- What you will do -
Each line containing the word "React" needs to be copied.

- Data segment -
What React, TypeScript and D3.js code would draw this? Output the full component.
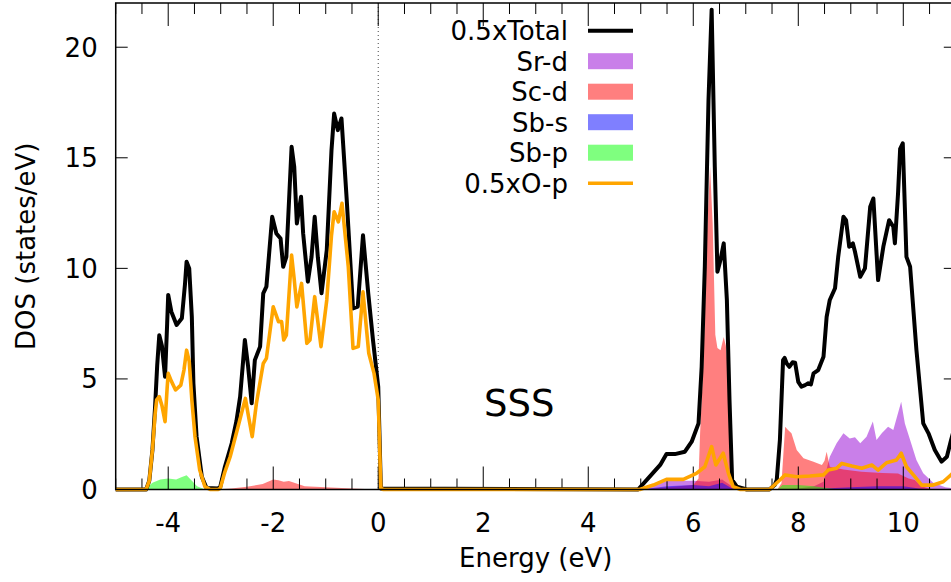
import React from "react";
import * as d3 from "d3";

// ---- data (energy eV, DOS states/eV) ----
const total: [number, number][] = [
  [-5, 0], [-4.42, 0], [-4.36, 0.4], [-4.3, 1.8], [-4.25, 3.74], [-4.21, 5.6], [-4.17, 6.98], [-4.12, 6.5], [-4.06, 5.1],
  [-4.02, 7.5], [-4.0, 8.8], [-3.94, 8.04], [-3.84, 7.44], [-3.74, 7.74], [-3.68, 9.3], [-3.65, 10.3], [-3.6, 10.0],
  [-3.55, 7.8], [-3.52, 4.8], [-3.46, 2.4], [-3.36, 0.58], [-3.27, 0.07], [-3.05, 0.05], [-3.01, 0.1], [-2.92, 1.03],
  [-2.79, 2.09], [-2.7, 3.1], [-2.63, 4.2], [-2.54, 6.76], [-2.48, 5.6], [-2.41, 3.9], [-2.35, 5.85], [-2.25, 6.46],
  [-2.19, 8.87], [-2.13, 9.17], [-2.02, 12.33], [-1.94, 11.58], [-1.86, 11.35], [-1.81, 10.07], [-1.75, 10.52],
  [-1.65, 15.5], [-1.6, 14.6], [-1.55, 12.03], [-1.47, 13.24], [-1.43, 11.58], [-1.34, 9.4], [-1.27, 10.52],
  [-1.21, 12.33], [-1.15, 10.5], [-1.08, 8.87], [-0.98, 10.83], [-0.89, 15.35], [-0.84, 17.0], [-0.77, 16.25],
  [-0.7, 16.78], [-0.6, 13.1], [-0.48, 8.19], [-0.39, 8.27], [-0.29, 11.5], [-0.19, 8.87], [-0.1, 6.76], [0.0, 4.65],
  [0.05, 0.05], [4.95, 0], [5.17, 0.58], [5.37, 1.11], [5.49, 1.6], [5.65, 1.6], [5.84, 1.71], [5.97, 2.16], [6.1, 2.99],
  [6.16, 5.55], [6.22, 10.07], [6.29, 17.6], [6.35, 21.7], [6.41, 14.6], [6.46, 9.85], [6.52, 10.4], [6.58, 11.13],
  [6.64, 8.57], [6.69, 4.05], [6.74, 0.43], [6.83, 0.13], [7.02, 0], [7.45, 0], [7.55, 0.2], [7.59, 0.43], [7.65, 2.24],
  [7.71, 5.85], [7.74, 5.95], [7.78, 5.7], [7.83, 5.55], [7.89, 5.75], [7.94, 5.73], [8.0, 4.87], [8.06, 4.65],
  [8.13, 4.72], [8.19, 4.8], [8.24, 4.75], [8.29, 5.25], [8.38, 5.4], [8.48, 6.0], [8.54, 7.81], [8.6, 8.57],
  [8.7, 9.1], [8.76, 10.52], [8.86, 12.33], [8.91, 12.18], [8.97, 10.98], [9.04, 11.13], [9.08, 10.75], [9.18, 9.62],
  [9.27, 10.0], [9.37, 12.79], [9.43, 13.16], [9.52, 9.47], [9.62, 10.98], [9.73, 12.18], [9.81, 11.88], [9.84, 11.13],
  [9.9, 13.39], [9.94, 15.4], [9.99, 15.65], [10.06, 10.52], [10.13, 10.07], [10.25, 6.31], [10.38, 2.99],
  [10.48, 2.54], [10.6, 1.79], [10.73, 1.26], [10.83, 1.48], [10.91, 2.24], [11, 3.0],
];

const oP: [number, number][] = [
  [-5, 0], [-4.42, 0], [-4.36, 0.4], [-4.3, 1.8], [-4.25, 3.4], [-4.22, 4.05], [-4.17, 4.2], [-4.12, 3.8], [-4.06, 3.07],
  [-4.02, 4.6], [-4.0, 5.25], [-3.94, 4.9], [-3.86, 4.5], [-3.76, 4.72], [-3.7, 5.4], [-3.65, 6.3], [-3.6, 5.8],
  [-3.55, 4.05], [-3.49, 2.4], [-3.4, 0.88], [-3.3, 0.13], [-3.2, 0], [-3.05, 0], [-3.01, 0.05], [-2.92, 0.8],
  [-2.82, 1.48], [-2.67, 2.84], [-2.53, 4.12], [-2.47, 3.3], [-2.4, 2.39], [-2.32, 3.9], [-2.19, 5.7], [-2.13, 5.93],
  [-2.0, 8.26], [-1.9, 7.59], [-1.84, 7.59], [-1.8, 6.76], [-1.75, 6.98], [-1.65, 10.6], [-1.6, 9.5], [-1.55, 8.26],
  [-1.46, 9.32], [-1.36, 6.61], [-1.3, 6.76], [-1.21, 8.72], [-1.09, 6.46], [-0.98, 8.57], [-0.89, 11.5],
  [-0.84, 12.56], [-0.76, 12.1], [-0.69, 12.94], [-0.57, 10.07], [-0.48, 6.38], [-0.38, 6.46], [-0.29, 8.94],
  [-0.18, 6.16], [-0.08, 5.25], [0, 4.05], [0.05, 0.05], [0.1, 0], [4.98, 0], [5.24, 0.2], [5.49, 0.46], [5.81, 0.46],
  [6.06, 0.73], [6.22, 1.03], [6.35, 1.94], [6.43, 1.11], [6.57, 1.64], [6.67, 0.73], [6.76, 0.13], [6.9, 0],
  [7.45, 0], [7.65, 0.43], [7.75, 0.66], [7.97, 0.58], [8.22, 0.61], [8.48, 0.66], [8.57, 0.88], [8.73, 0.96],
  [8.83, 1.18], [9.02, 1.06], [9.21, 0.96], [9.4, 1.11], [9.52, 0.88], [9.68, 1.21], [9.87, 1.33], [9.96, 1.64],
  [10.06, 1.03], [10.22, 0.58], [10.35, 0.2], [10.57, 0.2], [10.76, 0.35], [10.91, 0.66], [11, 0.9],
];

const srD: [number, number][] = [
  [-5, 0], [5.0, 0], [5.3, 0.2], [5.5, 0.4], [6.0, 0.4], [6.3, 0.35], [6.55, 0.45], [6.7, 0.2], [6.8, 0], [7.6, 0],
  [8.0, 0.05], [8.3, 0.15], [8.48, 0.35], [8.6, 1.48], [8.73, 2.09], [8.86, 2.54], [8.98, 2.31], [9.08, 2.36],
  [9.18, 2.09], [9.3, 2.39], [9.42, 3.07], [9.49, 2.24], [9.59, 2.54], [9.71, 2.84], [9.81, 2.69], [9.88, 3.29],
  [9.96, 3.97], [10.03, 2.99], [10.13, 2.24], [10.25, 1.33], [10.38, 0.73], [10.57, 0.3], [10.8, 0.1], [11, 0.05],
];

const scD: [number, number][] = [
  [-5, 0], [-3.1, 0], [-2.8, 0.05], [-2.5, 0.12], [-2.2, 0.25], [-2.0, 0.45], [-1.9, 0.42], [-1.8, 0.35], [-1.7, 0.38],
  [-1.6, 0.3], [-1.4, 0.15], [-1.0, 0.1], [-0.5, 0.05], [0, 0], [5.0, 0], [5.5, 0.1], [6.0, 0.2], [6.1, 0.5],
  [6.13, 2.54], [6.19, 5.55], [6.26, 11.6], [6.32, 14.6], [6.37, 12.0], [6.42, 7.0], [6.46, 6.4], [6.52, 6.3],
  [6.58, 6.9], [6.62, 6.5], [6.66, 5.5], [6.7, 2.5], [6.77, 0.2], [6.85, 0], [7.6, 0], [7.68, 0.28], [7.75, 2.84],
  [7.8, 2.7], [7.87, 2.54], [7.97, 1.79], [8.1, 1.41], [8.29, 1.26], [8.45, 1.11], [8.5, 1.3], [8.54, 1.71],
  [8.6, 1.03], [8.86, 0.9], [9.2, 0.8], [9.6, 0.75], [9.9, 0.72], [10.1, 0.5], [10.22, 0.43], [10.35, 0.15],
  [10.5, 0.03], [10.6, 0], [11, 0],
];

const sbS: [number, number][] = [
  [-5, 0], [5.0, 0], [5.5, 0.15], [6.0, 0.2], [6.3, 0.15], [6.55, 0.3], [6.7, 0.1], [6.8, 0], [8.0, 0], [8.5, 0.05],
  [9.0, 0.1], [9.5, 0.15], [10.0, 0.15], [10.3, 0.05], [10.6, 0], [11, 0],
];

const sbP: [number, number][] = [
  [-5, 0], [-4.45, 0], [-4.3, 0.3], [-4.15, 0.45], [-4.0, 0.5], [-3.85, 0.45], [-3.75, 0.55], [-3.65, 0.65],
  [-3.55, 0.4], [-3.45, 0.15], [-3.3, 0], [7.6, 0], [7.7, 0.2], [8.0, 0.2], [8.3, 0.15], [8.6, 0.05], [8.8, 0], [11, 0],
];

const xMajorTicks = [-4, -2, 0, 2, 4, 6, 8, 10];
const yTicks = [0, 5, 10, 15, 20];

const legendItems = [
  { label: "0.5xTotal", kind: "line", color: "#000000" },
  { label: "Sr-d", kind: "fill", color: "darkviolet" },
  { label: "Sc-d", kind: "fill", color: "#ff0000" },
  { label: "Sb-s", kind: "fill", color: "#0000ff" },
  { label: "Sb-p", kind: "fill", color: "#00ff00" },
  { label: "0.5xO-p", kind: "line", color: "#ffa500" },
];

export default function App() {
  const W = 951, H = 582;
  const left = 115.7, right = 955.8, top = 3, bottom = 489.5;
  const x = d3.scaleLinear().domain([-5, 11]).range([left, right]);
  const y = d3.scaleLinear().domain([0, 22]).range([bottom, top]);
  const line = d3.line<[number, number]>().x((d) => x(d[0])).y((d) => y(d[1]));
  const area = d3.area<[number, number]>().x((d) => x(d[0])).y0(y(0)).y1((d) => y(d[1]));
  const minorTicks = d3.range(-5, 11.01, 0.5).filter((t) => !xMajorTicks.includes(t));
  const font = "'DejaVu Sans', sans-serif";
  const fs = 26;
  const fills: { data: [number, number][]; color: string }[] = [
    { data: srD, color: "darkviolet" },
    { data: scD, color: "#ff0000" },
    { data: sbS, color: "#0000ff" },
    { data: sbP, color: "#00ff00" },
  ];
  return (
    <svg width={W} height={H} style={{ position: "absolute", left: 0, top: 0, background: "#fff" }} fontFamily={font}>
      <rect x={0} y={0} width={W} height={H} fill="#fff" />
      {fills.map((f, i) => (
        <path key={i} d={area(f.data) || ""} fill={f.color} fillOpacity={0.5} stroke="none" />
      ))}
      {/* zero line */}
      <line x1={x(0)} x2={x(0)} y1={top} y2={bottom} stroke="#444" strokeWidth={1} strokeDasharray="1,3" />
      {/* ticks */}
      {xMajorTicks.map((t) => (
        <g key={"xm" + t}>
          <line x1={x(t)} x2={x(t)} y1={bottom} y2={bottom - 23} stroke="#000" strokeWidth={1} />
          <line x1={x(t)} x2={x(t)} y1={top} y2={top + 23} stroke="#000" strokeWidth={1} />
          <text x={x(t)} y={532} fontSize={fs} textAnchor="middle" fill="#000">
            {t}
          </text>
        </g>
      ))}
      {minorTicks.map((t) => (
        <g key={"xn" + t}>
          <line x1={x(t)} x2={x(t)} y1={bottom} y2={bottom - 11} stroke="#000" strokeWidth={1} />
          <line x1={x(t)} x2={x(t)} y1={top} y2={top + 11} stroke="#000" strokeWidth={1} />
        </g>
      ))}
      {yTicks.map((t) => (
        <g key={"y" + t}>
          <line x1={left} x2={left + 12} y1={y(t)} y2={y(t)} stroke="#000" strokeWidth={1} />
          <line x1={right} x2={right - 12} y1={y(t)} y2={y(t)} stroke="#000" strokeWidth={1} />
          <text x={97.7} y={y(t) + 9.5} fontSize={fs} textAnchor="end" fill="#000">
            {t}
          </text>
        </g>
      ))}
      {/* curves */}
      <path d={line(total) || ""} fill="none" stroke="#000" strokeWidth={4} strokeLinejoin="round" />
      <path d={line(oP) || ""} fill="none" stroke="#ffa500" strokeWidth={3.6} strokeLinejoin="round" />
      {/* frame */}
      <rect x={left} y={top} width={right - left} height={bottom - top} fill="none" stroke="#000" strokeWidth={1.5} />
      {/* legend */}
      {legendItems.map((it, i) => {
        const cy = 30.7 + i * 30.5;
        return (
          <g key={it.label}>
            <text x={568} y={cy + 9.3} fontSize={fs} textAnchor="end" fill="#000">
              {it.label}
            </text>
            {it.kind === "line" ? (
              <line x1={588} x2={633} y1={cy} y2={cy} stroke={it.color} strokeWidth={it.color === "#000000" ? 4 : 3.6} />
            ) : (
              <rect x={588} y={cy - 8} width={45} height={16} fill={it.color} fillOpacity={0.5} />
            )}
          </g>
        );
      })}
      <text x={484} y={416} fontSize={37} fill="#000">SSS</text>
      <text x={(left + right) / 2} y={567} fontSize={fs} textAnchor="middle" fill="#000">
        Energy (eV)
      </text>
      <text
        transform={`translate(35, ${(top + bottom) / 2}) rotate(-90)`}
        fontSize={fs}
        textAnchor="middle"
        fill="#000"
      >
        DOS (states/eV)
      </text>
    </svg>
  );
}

- Full solution -
What React, TypeScript and D3.js code would draw this? Output the full component.
import React from "react";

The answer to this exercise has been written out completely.